- DATA -
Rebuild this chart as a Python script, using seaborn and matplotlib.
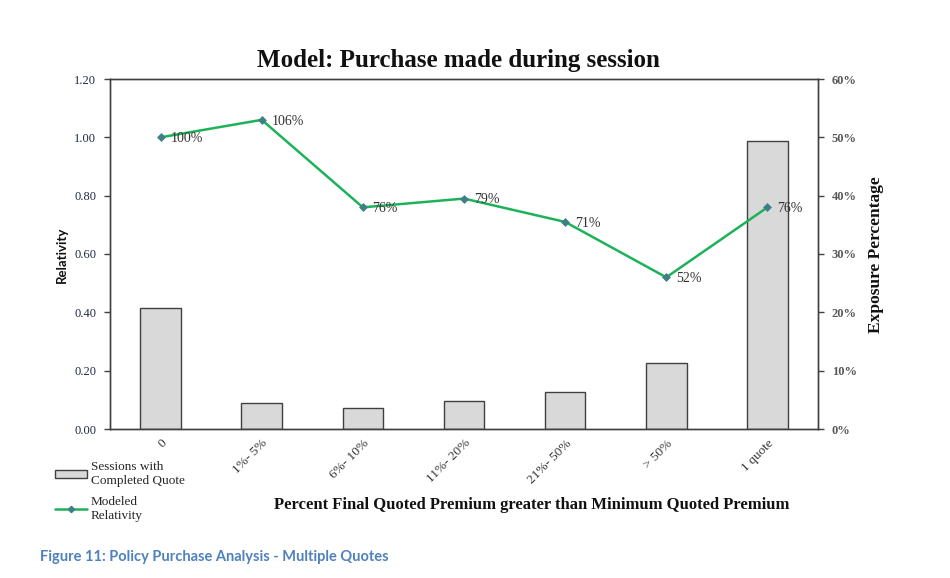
import matplotlib
matplotlib.use("Agg")
import matplotlib.pyplot as plt
import seaborn as sns
import numpy as np
import pandas as pd
from matplotlib.patches import Patch
from matplotlib.lines import Line2D
from matplotlib.ticker import FuncFormatter

categories = ["0", "1%- 5%", "6%- 10%", "11%- 20%", "21%- 50%", "> 50%", "1 quote"]
relativity = [1.00, 1.06, 0.76, 0.79, 0.71, 0.52, 0.76]
exposure_pct = [20.7, 4.5, 3.6, 4.8, 6.3, 11.3, 49.4]
rel_labels = ["100%", "106%", "76%", "79%", "71%", "52%", "76%"]

sns.set_theme(style="white")
plt.rcParams["font.family"] = ["Liberation Serif", "DejaVu Serif"]

df = pd.DataFrame({"cat": categories, "rel": relativity, "exp": exposure_pct})

fig = plt.figure(figsize=(9.5, 5.78), dpi=100)
ax = fig.add_axes([110/950, 1-429/578, (818-110)/950, (429-79)/578])
ax2 = ax.twinx()

green = "#1DB25A"
mcol = "#3F7F86"

sns.barplot(data=df, x="cat", y="exp", ax=ax2, color="#D9D9D9", width=0.4,
            edgecolor="#404040", linewidth=1.0, saturation=1)
sns.pointplot(data=df, x="cat", y="rel", ax=ax, color=green, markers="D",
              markersize=3.2, linewidth=1.8)
for ln in ax.lines:
    ln.set_markerfacecolor(mcol)
    ln.set_markeredgecolor(mcol)

ax.set_zorder(ax2.get_zorder() + 1)
ax.patch.set_visible(False)

for a in (ax, ax2):
    a.set_xlim(-0.5, 6.5)
    a.set_xlabel("")
    a.set_ylabel("")
    for s in a.spines.values():
        s.set_color("#404040")
        s.set_linewidth(1.0)

ax.set_ylim(0, 1.2)
ax.set_yticks(np.arange(0, 1.21, 0.2))
ax.yaxis.set_major_formatter(FuncFormatter(lambda v, p: f"{v:.2f}"))
ax2.set_ylim(0, 60)
ax2.set_yticks(np.arange(0, 61, 10))
ax2.yaxis.set_major_formatter(FuncFormatter(lambda v, p: f"{v:.0f}%"))

ax.tick_params(axis="y", which="both", left=True, length=4, width=1, color="#404040",
               labelsize=9, labelcolor="#1F2A44", pad=6)
ax2.tick_params(axis="y", right=True, length=4, width=1, color="#404040",
                labelsize=9, labelcolor="#595959", pad=6)
ax.tick_params(axis="x", length=0, pad=6)
ax2.tick_params(axis="x", length=0)
for lab in ax2.get_yticklabels():
    lab.set_fontweight("bold")

ax.set_xticks(range(len(categories)))
ax.set_xticklabels(categories, rotation=45, ha="right", rotation_mode="anchor",
                   fontsize=9.5, color="#333333")

for i, (v, t) in enumerate(zip(relativity, rel_labels)):
    ax.annotate(t, (i, v), xytext=(7, -1), textcoords="offset points",
                ha="left", va="center", fontsize=10, color="#333333")

fig.text(458/950, 1-60/578, "Model: Purchase made during session", ha="center",
         va="center", fontsize=18, fontweight="bold", color="#111111")
fig.text(532/950, 1-505/578,
         "Percent Final Quoted Premium greater than Minimum Quoted Premium",
         ha="center", va="center", fontsize=12, fontweight="bold", color="#111111")
fig.text(62/950, 1-255/578, "Relativity", rotation=90, ha="center", va="center",
         fontsize=9.5, fontweight="bold", family=["Lato", "DejaVu Sans"], color="#111111")
fig.text(876/950, 1-255/578, "Exposure Percentage", rotation=90, ha="center",
         va="center", fontsize=12.5, fontweight="bold", color="#111111")
fig.text(40/950, 1-557/578, "Figure 11: Policy Purchase Analysis - Multiple Quotes",
         ha="left", va="center", fontsize=10.5, fontweight="bold",
         family=["Lato", "DejaVu Sans"], color="#4F81BD")

handles = [Patch(facecolor="#D9D9D9", edgecolor="#404040", linewidth=1.0),
           Line2D([0], [0], color=green, lw=1.8, marker="D", markersize=3.2,
                  markerfacecolor=mcol, markeredgecolor=mcol)]
fig.legend(handles, ["Sessions with\nCompleted Quote", "Modeled\nRelativity"],
           loc="upper left", bbox_to_anchor=(50/950, 1-456/578), frameon=False,
           fontsize=9.5, handlelength=2.4, handleheight=0.6, handletextpad=0.3,
           labelspacing=0.7, borderaxespad=0)

fig.savefig("out.png", dpi=100)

- REQUIRED WORK -
Collect, from the material above, every line containing the word "matplotlib".

- SOLUTION -
Rebuild this chart as a Python script, using seaborn and matplotlib.
import matplotlib
matplotlib.use("Agg")
import matplotlib.pyplot as plt
from matplotlib.patches import Patch
from matplotlib.lines import Line2D
from matplotlib.ticker import FuncFormatter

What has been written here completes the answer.